El realismo y la pasión estética de Sorrentino conviven sin estridencia, de manera fluida. Los pisos de la vecindad son otro buen ejemplo. La baronesa, la vecina embromada a costa de Zeffirelli o la familia protagonista habitan en el mismo edificio, en sucesivas plantas o puerta con puerta, pero los interiores modifican por completo la estructura arquitectónica al servicio de una puesta en escena adecuada a cada caso. Si hay un encuadre que necesita techos altísimos, sea. Si otros tienen que mostrar la decadencia axfisiante de una vieja acaudalada y despectiva, vamos allá. 

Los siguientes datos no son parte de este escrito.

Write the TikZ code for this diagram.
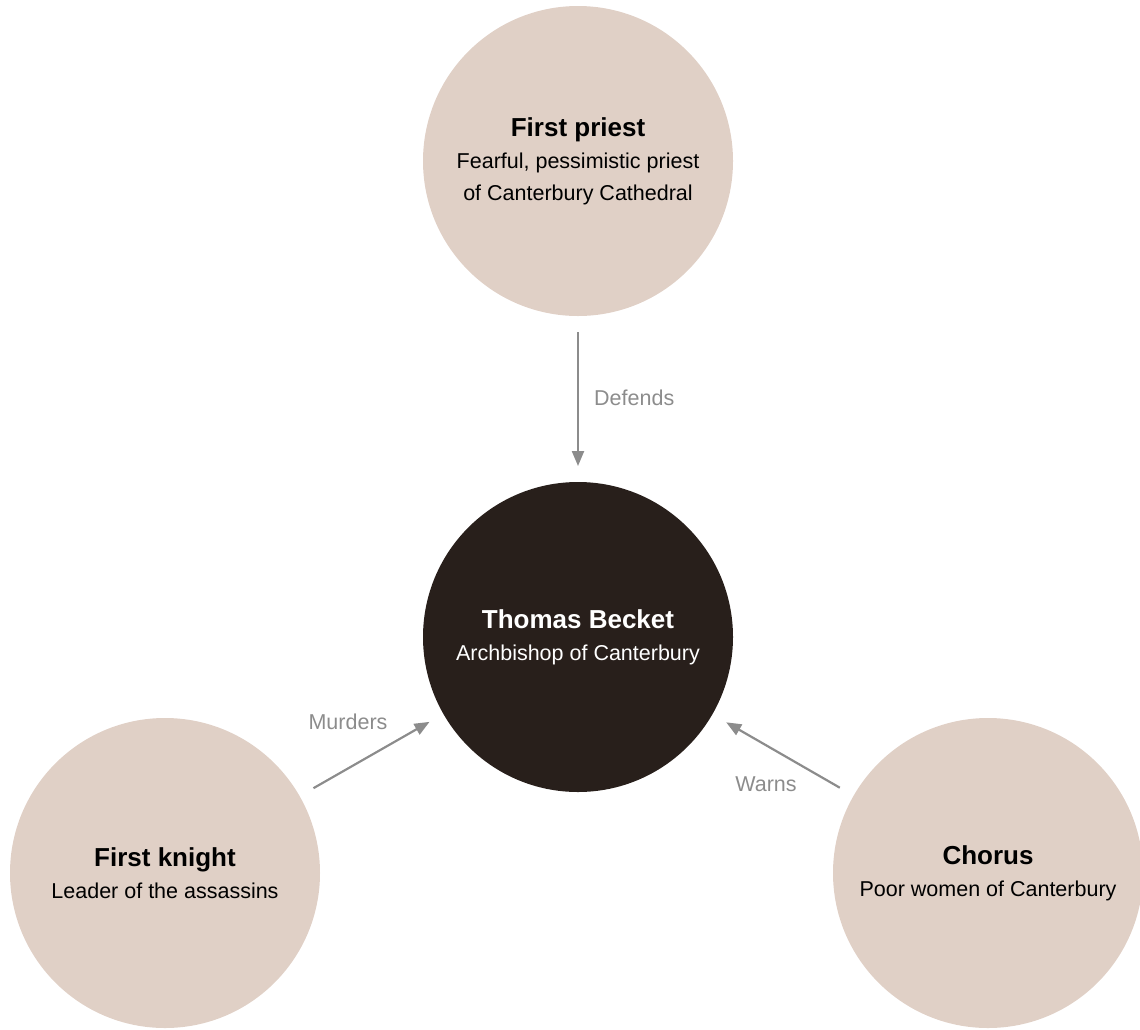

Pero sin caer en la borrachera escénica de un Wes Anderson. Paolo tiene nada menos que Italia a su entera disposición, no necesita inventar constantes geometrías bellamente coloreadas como el tejano.

 

Para colmo, el narrador no se detiene un sólo fotograma en las penurias logísticas y monetarias de la orfandad, en cómo debía ser reinventarse siendo poco más que un adolescente en la Nápoles de Maradona. Lo que importa a Sorrentino en este relato autobiográfico es el desconcierto, el dolor y las esperanzas de Fabieto, trasunto de sí mismo, decidiendo aprovechar la libertad para emprender una carrera de cineasta que no necesita contarse, pues la propia película es la prueba de ella. 

Los momentos finales, en los que el Nápoles gana la liga italiana, la hermana sale al fin del baño y Fabieto se marcha en tren son una combinación muy italiana entre lo cotidiano y lo trascedente. Con el sello de los directores de talento que siempre ha tenido la Bota. 

No es el fútbol, no es la mano de Dios, es el cine europeo que se resiste a morir.